• **EXERCISE PROMPT**
Your task is to restate the data word for word.

• **SOURCE MATERIAL**
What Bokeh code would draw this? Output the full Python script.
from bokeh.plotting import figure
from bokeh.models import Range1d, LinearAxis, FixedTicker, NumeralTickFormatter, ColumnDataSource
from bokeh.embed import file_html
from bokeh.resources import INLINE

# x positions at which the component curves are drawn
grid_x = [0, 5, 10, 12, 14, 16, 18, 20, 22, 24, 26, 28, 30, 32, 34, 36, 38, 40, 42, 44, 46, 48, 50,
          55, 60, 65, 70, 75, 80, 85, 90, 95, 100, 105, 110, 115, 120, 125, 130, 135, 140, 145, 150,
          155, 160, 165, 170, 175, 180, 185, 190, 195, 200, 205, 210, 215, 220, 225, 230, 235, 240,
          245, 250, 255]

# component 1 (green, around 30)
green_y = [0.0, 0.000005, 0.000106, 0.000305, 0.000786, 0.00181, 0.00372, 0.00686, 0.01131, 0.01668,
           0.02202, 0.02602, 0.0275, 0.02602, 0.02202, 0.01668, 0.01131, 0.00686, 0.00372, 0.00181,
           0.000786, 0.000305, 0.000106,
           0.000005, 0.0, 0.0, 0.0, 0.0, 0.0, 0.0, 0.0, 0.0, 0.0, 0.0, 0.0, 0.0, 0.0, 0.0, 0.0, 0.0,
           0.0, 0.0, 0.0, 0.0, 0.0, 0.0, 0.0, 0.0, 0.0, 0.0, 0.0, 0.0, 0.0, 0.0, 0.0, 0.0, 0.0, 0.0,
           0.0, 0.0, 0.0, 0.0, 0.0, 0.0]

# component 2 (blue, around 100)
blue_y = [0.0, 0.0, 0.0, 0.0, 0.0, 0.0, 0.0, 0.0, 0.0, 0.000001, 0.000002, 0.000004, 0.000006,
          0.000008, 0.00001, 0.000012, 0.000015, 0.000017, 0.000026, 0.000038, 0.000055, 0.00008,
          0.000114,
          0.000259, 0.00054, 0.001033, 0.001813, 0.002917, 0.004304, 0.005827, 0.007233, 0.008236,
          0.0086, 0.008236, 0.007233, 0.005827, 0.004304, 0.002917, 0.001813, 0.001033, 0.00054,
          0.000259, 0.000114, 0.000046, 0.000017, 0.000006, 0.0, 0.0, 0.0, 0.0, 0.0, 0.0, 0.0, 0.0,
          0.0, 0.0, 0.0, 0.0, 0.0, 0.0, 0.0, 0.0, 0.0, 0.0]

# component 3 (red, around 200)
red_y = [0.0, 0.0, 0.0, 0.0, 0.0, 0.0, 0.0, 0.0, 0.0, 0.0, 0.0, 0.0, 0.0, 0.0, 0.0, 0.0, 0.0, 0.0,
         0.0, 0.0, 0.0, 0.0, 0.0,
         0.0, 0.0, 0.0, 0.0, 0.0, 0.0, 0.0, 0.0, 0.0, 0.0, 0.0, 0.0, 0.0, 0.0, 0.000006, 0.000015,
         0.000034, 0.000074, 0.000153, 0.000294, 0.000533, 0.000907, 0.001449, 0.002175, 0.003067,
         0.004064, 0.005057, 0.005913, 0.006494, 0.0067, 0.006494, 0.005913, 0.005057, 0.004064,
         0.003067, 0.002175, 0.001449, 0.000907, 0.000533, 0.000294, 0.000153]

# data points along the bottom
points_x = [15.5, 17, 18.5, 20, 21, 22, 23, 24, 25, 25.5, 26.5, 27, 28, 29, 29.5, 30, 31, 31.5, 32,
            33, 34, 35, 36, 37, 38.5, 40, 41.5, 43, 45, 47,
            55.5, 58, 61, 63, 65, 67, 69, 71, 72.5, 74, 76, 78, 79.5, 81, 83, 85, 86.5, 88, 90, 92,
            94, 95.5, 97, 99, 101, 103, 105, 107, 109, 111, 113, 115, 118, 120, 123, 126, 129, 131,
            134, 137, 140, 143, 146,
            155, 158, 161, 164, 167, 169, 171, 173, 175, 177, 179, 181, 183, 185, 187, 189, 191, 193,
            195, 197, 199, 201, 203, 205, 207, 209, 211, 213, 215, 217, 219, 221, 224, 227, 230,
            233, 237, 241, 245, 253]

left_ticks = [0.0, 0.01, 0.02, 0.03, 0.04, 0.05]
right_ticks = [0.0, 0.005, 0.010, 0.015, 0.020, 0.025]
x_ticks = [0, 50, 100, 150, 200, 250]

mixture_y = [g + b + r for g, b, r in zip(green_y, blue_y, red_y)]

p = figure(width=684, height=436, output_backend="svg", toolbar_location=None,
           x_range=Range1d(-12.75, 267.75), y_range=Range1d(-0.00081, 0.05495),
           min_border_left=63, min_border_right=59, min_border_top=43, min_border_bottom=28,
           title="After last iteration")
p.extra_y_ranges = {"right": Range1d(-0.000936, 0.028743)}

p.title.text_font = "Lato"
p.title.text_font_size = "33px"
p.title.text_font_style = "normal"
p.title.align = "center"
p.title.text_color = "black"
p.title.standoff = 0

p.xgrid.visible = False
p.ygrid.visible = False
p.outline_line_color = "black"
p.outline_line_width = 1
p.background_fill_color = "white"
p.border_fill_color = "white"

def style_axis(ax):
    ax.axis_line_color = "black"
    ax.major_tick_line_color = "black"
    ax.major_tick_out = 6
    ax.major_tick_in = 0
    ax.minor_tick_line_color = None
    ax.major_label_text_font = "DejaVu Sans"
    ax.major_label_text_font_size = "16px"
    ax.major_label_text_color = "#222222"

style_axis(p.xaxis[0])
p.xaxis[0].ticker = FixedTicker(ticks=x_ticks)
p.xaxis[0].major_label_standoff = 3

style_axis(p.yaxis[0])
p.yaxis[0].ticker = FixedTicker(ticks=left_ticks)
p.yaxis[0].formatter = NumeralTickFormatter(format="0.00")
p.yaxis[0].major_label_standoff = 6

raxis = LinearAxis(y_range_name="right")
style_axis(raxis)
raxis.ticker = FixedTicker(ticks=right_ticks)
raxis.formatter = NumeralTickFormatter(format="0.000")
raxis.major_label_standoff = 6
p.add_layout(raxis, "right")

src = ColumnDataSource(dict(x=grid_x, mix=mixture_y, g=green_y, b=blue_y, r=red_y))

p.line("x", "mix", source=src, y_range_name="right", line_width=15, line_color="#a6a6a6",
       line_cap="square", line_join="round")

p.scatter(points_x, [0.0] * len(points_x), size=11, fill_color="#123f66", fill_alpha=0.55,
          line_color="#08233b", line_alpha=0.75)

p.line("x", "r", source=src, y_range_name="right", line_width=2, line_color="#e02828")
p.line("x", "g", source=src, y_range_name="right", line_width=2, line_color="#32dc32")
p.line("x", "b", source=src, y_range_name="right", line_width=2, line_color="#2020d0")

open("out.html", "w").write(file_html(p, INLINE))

• **RESPONSE FOR THIS EXERCISE**
What Bokeh code would draw this? Output the full Python script.
from bokeh.plotting import figure
from bokeh.models import Range1d, LinearAxis, FixedTicker, NumeralTickFormatter, ColumnDataSource
from bokeh.embed import file_html
from bokeh.resources import INLINE

# x positions at which the component curves are drawn
grid_x = [0, 5, 10, 12, 14, 16, 18, 20, 22, 24, 26, 28, 30, 32, 34, 36, 38, 40, 42, 44, 46, 48, 50,
          55, 60, 65, 70, 75, 80, 85, 90, 95, 100, 105, 110, 115, 120, 125, 130, 135, 140, 145, 150,
          155, 160, 165, 170, 175, 180, 185, 190, 195, 200, 205, 210, 215, 220, 225, 230, 235, 240,
          245, 250, 255]

# component 1 (green, around 30)
green_y = [0.0, 0.000005, 0.000106, 0.000305, 0.000786, 0.00181, 0.00372, 0.00686, 0.01131, 0.01668,
           0.02202, 0.02602, 0.0275, 0.02602, 0.02202, 0.01668, 0.01131, 0.00686, 0.00372, 0.00181,
           0.000786, 0.000305, 0.000106,
           0.000005, 0.0, 0.0, 0.0, 0.0, 0.0, 0.0, 0.0, 0.0, 0.0, 0.0, 0.0, 0.0, 0.0, 0.0, 0.0, 0.0,
           0.0, 0.0, 0.0, 0.0, 0.0, 0.0, 0.0, 0.0, 0.0, 0.0, 0.0, 0.0, 0.0, 0.0, 0.0, 0.0, 0.0, 0.0,
           0.0, 0.0, 0.0, 0.0, 0.0, 0.0]

# component 2 (blue, around 100)
blue_y = [0.0, 0.0, 0.0, 0.0, 0.0, 0.0, 0.0, 0.0, 0.0, 0.000001, 0.000002, 0.000004, 0.000006,
          0.000008, 0.00001, 0.000012, 0.000015, 0.000017, 0.000026, 0.000038, 0.000055, 0.00008,
          0.000114,
          0.000259, 0.00054, 0.001033, 0.001813, 0.002917, 0.004304, 0.005827, 0.007233, 0.008236,
          0.0086, 0.008236, 0.007233, 0.005827, 0.004304, 0.002917, 0.001813, 0.001033, 0.00054,
          0.000259, 0.000114, 0.000046, 0.000017, 0.000006, 0.0, 0.0, 0.0, 0.0, 0.0, 0.0, 0.0, 0.0,
          0.0, 0.0, 0.0, 0.0, 0.0, 0.0, 0.0, 0.0, 0.0, 0.0]

# component 3 (red, around 200)
red_y = [0.0, 0.0, 0.0, 0.0, 0.0, 0.0, 0.0, 0.0, 0.0, 0.0, 0.0, 0.0, 0.0, 0.0, 0.0, 0.0, 0.0, 0.0,
         0.0, 0.0, 0.0, 0.0, 0.0,
         0.0, 0.0, 0.0, 0.0, 0.0, 0.0, 0.0, 0.0, 0.0, 0.0, 0.0, 0.0, 0.0, 0.0, 0.000006, 0.000015,
         0.000034, 0.000074, 0.000153, 0.000294, 0.000533, 0.000907, 0.001449, 0.002175, 0.003067,
         0.004064, 0.005057, 0.005913, 0.006494, 0.0067, 0.006494, 0.005913, 0.005057, 0.004064,
         0.003067, 0.002175, 0.001449, 0.000907, 0.000533, 0.000294, 0.000153]

# data points along the bottom
points_x = [15.5, 17, 18.5, 20, 21, 22, 23, 24, 25, 25.5, 26.5, 27, 28, 29, 29.5, 30, 31, 31.5, 32,
            33, 34, 35, 36, 37, 38.5, 40, 41.5, 43, 45, 47,
            55.5, 58, 61, 63, 65, 67, 69, 71, 72.5, 74, 76, 78, 79.5, 81, 83, 85, 86.5, 88, 90, 92,
            94, 95.5, 97, 99, 101, 103, 105, 107, 109, 111, 113, 115, 118, 120, 123, 126, 129, 131,
            134, 137, 140, 143, 146,
            155, 158, 161, 164, 167, 169, 171, 173, 175, 177, 179, 181, 183, 185, 187, 189, 191, 193,
            195, 197, 199, 201, 203, 205, 207, 209, 211, 213, 215, 217, 219, 221, 224, 227, 230,
            233, 237, 241, 245, 253]

left_ticks = [0.0, 0.01, 0.02, 0.03, 0.04, 0.05]
right_ticks = [0.0, 0.005, 0.010, 0.015, 0.020, 0.025]
x_ticks = [0, 50, 100, 150, 200, 250]

mixture_y = [g + b + r for g, b, r in zip(green_y, blue_y, red_y)]

p = figure(width=684, height=436, output_backend="svg", toolbar_location=None,
           x_range=Range1d(-12.75, 267.75), y_range=Range1d(-0.00081, 0.05495),
           min_border_left=63, min_border_right=59, min_border_top=43, min_border_bottom=28,
           title="After last iteration")
p.extra_y_ranges = {"right": Range1d(-0.000936, 0.028743)}

p.title.text_font = "Lato"
p.title.text_font_size = "33px"
p.title.text_font_style = "normal"
p.title.align = "center"
p.title.text_color = "black"
p.title.standoff = 0

p.xgrid.visible = False
p.ygrid.visible = False
p.outline_line_color = "black"
p.outline_line_width = 1
p.background_fill_color = "white"
p.border_fill_color = "white"

def style_axis(ax):
    ax.axis_line_color = "black"
    ax.major_tick_line_color = "black"
    ax.major_tick_out = 6
    ax.major_tick_in = 0
    ax.minor_tick_line_color = None
    ax.major_label_text_font = "DejaVu Sans"
    ax.major_label_text_font_size = "16px"
    ax.major_label_text_color = "#222222"

style_axis(p.xaxis[0])
p.xaxis[0].ticker = FixedTicker(ticks=x_ticks)
p.xaxis[0].major_label_standoff = 3

style_axis(p.yaxis[0])
p.yaxis[0].ticker = FixedTicker(ticks=left_ticks)
p.yaxis[0].formatter = NumeralTickFormatter(format="0.00")
p.yaxis[0].major_label_standoff = 6

raxis = LinearAxis(y_range_name="right")
style_axis(raxis)
raxis.ticker = FixedTicker(ticks=right_ticks)
raxis.formatter = NumeralTickFormatter(format="0.000")
raxis.major_label_standoff = 6
p.add_layout(raxis, "right")

src = ColumnDataSource(dict(x=grid_x, mix=mixture_y, g=green_y, b=blue_y, r=red_y))

p.line("x", "mix", source=src, y_range_name="right", line_width=15, line_color="#a6a6a6",
       line_cap="square", line_join="round")

p.scatter(points_x, [0.0] * len(points_x), size=11, fill_color="#123f66", fill_alpha=0.55,
          line_color="#08233b", line_alpha=0.75)

p.line("x", "r", source=src, y_range_name="right", line_width=2, line_color="#e02828")
p.line("x", "g", source=src, y_range_name="right", line_width=2, line_color="#32dc32")
p.line("x", "b", source=src, y_range_name="right", line_width=2, line_color="#2020d0")

open("out.html", "w").write(file_html(p, INLINE))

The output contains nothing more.